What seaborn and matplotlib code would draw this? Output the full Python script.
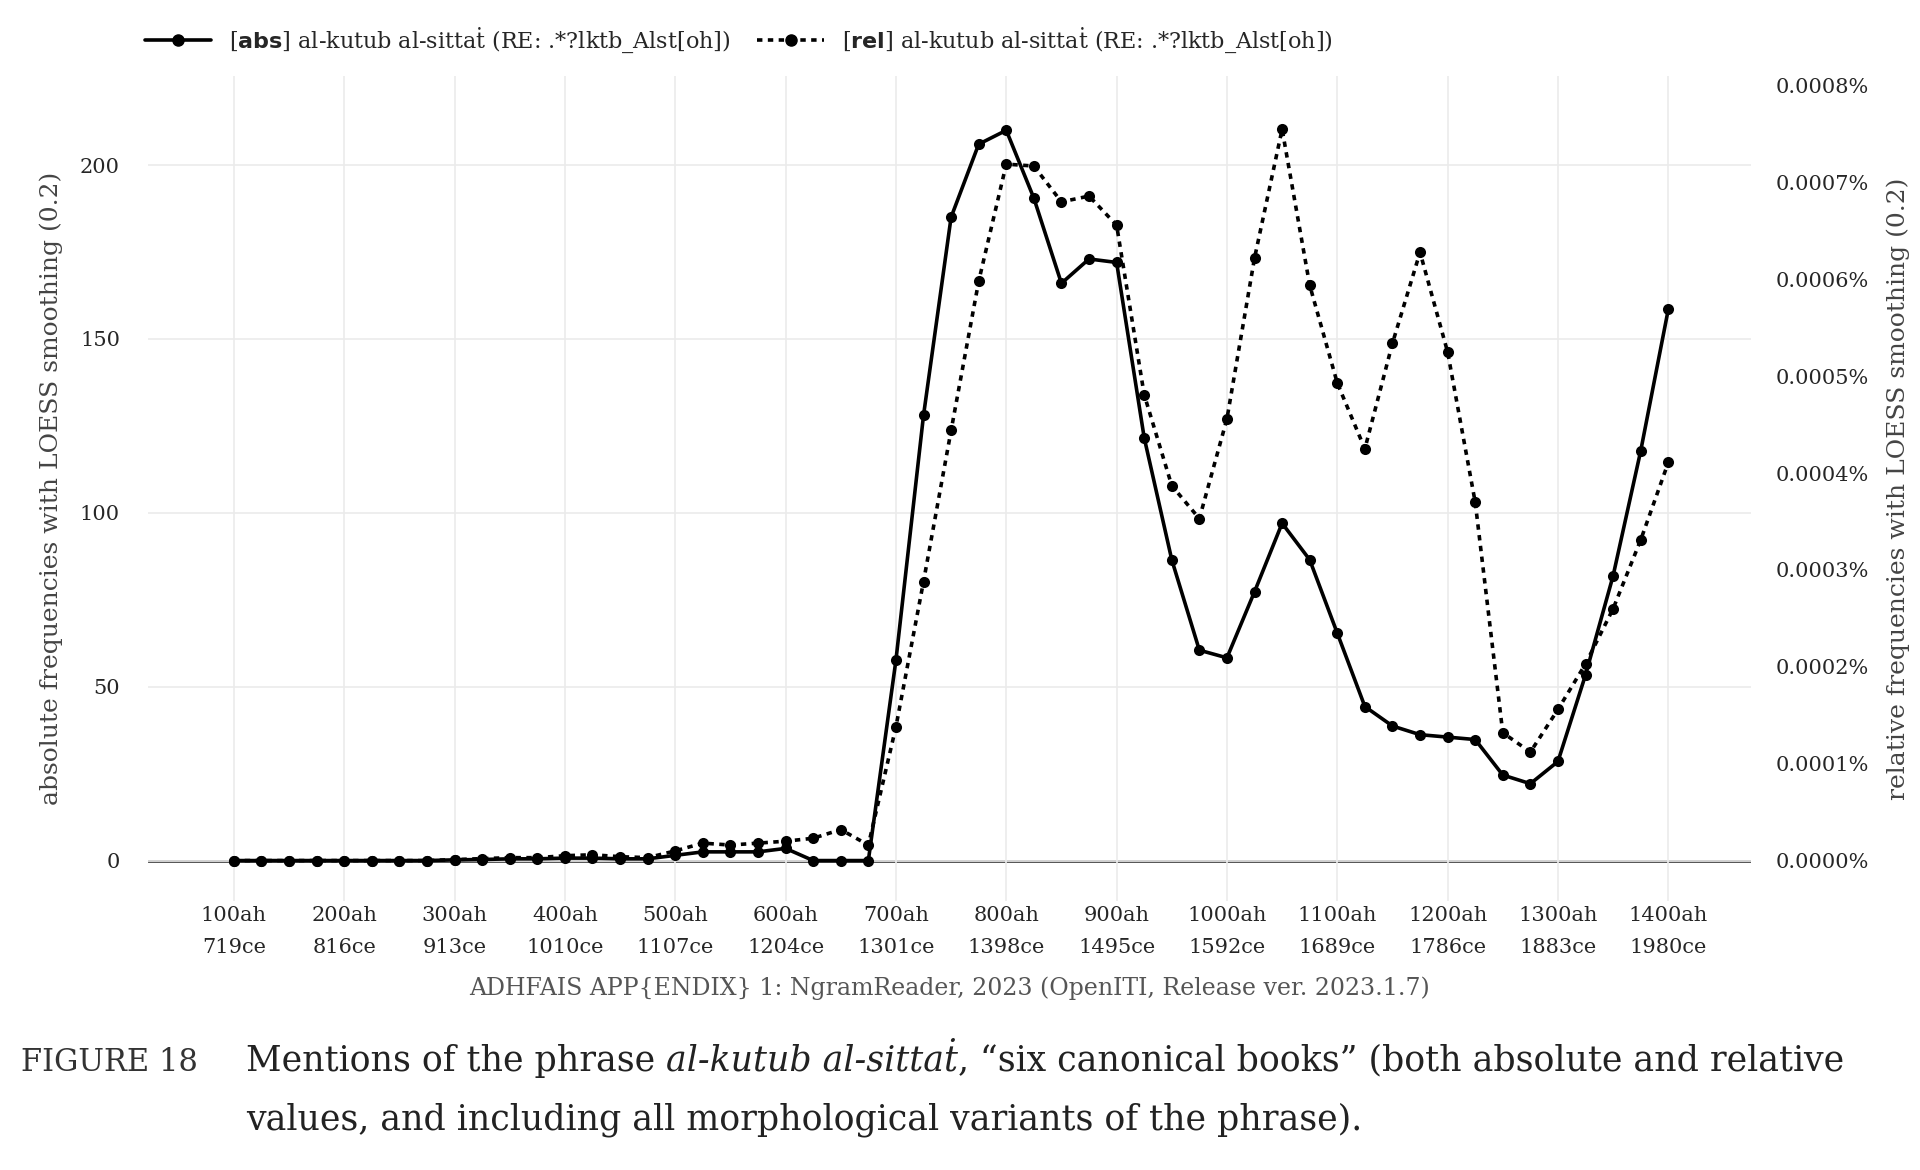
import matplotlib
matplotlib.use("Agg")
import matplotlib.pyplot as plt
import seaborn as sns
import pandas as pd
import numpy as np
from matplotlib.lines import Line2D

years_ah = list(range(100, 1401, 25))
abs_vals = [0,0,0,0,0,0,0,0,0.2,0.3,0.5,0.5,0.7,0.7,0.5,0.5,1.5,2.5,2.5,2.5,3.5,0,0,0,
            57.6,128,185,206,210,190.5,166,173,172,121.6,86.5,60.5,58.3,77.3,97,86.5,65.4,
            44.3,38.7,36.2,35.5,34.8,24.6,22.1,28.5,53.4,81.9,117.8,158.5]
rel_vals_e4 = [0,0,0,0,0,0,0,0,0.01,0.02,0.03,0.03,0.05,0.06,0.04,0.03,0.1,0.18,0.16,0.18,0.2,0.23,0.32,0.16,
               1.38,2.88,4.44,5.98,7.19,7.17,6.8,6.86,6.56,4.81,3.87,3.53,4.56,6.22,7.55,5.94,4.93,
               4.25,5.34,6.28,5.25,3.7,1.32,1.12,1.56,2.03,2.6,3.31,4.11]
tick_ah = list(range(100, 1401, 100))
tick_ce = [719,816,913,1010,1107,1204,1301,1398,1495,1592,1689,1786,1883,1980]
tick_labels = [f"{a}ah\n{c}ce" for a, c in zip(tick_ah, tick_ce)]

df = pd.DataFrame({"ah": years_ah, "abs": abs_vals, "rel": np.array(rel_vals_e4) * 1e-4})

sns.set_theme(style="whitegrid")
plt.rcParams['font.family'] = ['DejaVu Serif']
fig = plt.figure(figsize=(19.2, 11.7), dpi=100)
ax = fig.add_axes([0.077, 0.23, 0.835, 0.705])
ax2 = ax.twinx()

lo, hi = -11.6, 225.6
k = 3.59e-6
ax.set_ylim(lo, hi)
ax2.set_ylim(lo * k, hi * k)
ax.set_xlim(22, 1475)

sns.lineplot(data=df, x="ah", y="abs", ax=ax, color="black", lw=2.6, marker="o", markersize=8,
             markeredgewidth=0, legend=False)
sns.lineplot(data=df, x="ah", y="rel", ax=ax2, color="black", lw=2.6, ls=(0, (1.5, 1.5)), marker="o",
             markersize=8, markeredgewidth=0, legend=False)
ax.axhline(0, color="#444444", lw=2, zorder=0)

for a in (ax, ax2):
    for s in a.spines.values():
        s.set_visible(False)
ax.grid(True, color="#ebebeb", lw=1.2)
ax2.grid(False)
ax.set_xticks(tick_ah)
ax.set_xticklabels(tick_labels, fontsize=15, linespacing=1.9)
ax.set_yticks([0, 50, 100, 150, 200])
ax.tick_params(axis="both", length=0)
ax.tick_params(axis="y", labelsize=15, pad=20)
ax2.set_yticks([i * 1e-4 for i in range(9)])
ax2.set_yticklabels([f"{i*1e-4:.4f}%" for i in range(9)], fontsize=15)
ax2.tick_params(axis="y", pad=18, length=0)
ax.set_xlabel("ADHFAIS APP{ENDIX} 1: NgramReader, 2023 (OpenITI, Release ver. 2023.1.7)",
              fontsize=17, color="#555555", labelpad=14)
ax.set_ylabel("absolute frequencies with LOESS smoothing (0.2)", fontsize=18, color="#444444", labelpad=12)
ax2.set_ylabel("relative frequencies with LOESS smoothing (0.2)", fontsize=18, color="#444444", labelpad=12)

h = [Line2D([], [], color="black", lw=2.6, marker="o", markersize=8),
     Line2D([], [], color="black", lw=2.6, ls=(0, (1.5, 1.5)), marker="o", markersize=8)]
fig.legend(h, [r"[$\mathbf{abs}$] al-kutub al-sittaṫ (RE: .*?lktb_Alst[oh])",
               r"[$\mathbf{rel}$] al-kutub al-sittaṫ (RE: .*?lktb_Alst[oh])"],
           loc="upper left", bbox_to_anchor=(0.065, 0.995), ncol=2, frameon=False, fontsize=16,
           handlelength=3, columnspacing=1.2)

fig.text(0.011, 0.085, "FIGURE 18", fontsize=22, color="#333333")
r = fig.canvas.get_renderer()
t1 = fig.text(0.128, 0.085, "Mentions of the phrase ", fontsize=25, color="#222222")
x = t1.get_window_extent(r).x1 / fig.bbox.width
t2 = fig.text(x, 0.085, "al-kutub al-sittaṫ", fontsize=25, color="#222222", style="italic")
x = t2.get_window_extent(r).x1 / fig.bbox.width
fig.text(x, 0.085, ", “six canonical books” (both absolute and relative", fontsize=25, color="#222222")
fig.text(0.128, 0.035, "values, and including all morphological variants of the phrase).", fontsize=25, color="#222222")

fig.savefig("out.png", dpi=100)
────
• Task description
Reproduce every line above as written, skipping pictures.

• Exercise output
What seaborn and matplotlib code would draw this? Output the full Python script.
import matplotlib
matplotlib.use("Agg")
import matplotlib.pyplot as plt
import seaborn as sns
import pandas as pd
import numpy as np
from matplotlib.lines import Line2D

years_ah = list(range(100, 1401, 25))
abs_vals = [0,0,0,0,0,0,0,0,0.2,0.3,0.5,0.5,0.7,0.7,0.5,0.5,1.5,2.5,2.5,2.5,3.5,0,0,0,
            57.6,128,185,206,210,190.5,166,173,172,121.6,86.5,60.5,58.3,77.3,97,86.5,65.4,
            44.3,38.7,36.2,35.5,34.8,24.6,22.1,28.5,53.4,81.9,117.8,158.5]
rel_vals_e4 = [0,0,0,0,0,0,0,0,0.01,0.02,0.03,0.03,0.05,0.06,0.04,0.03,0.1,0.18,0.16,0.18,0.2,0.23,0.32,0.16,
               1.38,2.88,4.44,5.98,7.19,7.17,6.8,6.86,6.56,4.81,3.87,3.53,4.56,6.22,7.55,5.94,4.93,
               4.25,5.34,6.28,5.25,3.7,1.32,1.12,1.56,2.03,2.6,3.31,4.11]
tick_ah = list(range(100, 1401, 100))
tick_ce = [719,816,913,1010,1107,1204,1301,1398,1495,1592,1689,1786,1883,1980]
tick_labels = [f"{a}ah\n{c}ce" for a, c in zip(tick_ah, tick_ce)]

df = pd.DataFrame({"ah": years_ah, "abs": abs_vals, "rel": np.array(rel_vals_e4) * 1e-4})

sns.set_theme(style="whitegrid")
plt.rcParams['font.family'] = ['DejaVu Serif']
fig = plt.figure(figsize=(19.2, 11.7), dpi=100)
ax = fig.add_axes([0.077, 0.23, 0.835, 0.705])
ax2 = ax.twinx()

lo, hi = -11.6, 225.6
k = 3.59e-6
ax.set_ylim(lo, hi)
ax2.set_ylim(lo * k, hi * k)
ax.set_xlim(22, 1475)

sns.lineplot(data=df, x="ah", y="abs", ax=ax, color="black", lw=2.6, marker="o", markersize=8,
             markeredgewidth=0, legend=False)
sns.lineplot(data=df, x="ah", y="rel", ax=ax2, color="black", lw=2.6, ls=(0, (1.5, 1.5)), marker="o",
             markersize=8, markeredgewidth=0, legend=False)
ax.axhline(0, color="#444444", lw=2, zorder=0)

for a in (ax, ax2):
    for s in a.spines.values():
        s.set_visible(False)
ax.grid(True, color="#ebebeb", lw=1.2)
ax2.grid(False)
ax.set_xticks(tick_ah)
ax.set_xticklabels(tick_labels, fontsize=15, linespacing=1.9)
ax.set_yticks([0, 50, 100, 150, 200])
ax.tick_params(axis="both", length=0)
ax.tick_params(axis="y", labelsize=15, pad=20)
ax2.set_yticks([i * 1e-4 for i in range(9)])
ax2.set_yticklabels([f"{i*1e-4:.4f}%" for i in range(9)], fontsize=15)
ax2.tick_params(axis="y", pad=18, length=0)
ax.set_xlabel("ADHFAIS APP{ENDIX} 1: NgramReader, 2023 (OpenITI, Release ver. 2023.1.7)",
              fontsize=17, color="#555555", labelpad=14)
ax.set_ylabel("absolute frequencies with LOESS smoothing (0.2)", fontsize=18, color="#444444", labelpad=12)
ax2.set_ylabel("relative frequencies with LOESS smoothing (0.2)", fontsize=18, color="#444444", labelpad=12)

h = [Line2D([], [], color="black", lw=2.6, marker="o", markersize=8),
     Line2D([], [], color="black", lw=2.6, ls=(0, (1.5, 1.5)), marker="o", markersize=8)]
fig.legend(h, [r"[$\mathbf{abs}$] al-kutub al-sittaṫ (RE: .*?lktb_Alst[oh])",
               r"[$\mathbf{rel}$] al-kutub al-sittaṫ (RE: .*?lktb_Alst[oh])"],
           loc="upper left", bbox_to_anchor=(0.065, 0.995), ncol=2, frameon=False, fontsize=16,
           handlelength=3, columnspacing=1.2)

fig.text(0.011, 0.085, "FIGURE 18", fontsize=22, color="#333333")
r = fig.canvas.get_renderer()
t1 = fig.text(0.128, 0.085, "Mentions of the phrase ", fontsize=25, color="#222222")
x = t1.get_window_extent(r).x1 / fig.bbox.width
t2 = fig.text(x, 0.085, "al-kutub al-sittaṫ", fontsize=25, color="#222222", style="italic")
x = t2.get_window_extent(r).x1 / fig.bbox.width
fig.text(x, 0.085, ", “six canonical books” (both absolute and relative", fontsize=25, color="#222222")
fig.text(0.128, 0.035, "values, and including all morphological variants of the phrase).", fontsize=25, color="#222222")

fig.savefig("out.png", dpi=100)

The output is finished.